> [PROBLEM TO WORK ON]: Please, without the pictures, retype exactly the lines from the start of the material through the line that holds "(0,0) rectangle (982,1279);".
☆ ☆ ☆ ☆ ☆
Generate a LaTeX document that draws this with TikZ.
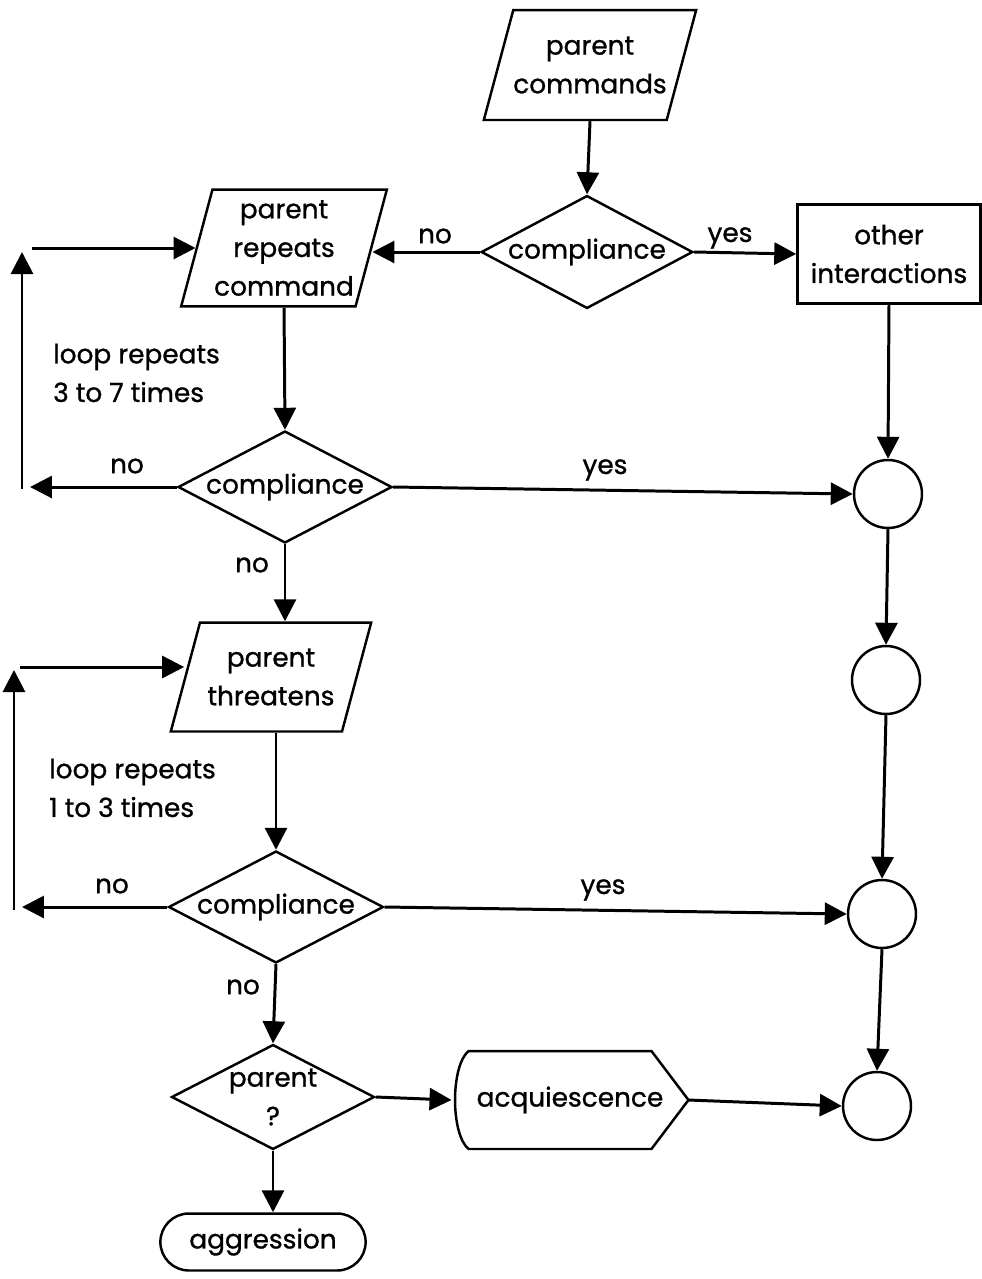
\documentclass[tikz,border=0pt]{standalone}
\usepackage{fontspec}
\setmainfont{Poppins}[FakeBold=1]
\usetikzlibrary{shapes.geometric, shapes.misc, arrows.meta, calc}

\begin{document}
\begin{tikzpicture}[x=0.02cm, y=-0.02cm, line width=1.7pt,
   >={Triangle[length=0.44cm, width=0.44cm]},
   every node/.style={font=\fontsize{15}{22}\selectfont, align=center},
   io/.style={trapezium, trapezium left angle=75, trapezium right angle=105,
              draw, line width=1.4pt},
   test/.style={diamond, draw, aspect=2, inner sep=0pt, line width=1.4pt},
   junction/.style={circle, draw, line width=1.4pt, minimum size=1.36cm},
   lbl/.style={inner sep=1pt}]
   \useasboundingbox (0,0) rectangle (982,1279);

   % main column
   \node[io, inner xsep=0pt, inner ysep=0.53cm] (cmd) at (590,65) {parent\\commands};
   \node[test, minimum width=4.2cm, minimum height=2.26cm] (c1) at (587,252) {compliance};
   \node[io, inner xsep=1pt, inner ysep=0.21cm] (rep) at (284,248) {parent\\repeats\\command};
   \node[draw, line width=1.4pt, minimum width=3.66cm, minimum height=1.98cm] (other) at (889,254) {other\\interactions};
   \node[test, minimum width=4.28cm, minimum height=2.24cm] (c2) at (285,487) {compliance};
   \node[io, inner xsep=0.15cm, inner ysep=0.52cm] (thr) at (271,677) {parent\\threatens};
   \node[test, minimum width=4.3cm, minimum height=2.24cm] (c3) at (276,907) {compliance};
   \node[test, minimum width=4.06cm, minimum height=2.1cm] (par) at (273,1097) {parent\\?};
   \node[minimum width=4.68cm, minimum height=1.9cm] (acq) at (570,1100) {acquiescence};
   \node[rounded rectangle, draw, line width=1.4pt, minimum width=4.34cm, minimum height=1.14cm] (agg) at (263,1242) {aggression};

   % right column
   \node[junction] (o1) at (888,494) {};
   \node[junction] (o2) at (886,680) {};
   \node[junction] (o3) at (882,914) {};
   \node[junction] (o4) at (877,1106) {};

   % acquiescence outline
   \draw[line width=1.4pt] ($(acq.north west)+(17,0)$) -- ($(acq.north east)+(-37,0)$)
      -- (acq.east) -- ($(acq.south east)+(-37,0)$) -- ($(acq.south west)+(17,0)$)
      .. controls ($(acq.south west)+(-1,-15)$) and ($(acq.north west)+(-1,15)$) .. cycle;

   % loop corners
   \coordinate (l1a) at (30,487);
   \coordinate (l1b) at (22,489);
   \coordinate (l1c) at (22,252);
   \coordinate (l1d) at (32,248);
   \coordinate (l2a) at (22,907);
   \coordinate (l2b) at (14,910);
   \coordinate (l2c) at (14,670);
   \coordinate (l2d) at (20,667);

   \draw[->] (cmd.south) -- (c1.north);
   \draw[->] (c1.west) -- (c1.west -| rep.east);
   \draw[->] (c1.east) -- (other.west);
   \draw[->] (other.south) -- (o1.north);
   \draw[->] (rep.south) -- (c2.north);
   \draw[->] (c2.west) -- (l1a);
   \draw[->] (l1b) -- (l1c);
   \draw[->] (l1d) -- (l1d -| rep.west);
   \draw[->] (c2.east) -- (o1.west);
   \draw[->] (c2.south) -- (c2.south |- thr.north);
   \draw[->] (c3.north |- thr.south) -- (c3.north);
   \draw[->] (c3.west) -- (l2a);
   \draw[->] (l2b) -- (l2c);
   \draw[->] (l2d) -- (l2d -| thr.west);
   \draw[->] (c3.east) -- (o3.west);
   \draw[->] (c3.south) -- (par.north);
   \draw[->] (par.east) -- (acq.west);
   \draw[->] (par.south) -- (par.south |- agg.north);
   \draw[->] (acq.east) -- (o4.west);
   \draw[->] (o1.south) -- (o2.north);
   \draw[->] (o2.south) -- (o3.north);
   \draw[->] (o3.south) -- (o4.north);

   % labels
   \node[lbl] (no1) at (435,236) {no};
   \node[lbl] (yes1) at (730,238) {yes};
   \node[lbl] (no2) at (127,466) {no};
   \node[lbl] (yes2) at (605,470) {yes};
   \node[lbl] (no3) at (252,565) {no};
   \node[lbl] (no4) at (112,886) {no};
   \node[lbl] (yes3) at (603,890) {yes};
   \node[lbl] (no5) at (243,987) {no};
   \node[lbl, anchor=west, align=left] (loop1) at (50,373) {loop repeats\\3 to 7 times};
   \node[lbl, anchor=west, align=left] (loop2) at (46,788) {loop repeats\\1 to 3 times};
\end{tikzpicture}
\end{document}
☆ ☆ ☆ ☆ ☆
> [SOLUTION FOR THIS PROBLEM]:
Generate a LaTeX document that draws this with TikZ.
\documentclass[tikz,border=0pt]{standalone}
\usepackage{fontspec}
\setmainfont{Poppins}[FakeBold=1]
\usetikzlibrary{shapes.geometric, shapes.misc, arrows.meta, calc}

\begin{document}
\begin{tikzpicture}[x=0.02cm, y=-0.02cm, line width=1.7pt,
   >={Triangle[length=0.44cm, width=0.44cm]},
   every node/.style={font=\fontsize{15}{22}\selectfont, align=center},
   io/.style={trapezium, trapezium left angle=75, trapezium right angle=105,
              draw, line width=1.4pt},
   test/.style={diamond, draw, aspect=2, inner sep=0pt, line width=1.4pt},
   junction/.style={circle, draw, line width=1.4pt, minimum size=1.36cm},
   lbl/.style={inner sep=1pt}]
   \useasboundingbox (0,0) rectangle (982,1279);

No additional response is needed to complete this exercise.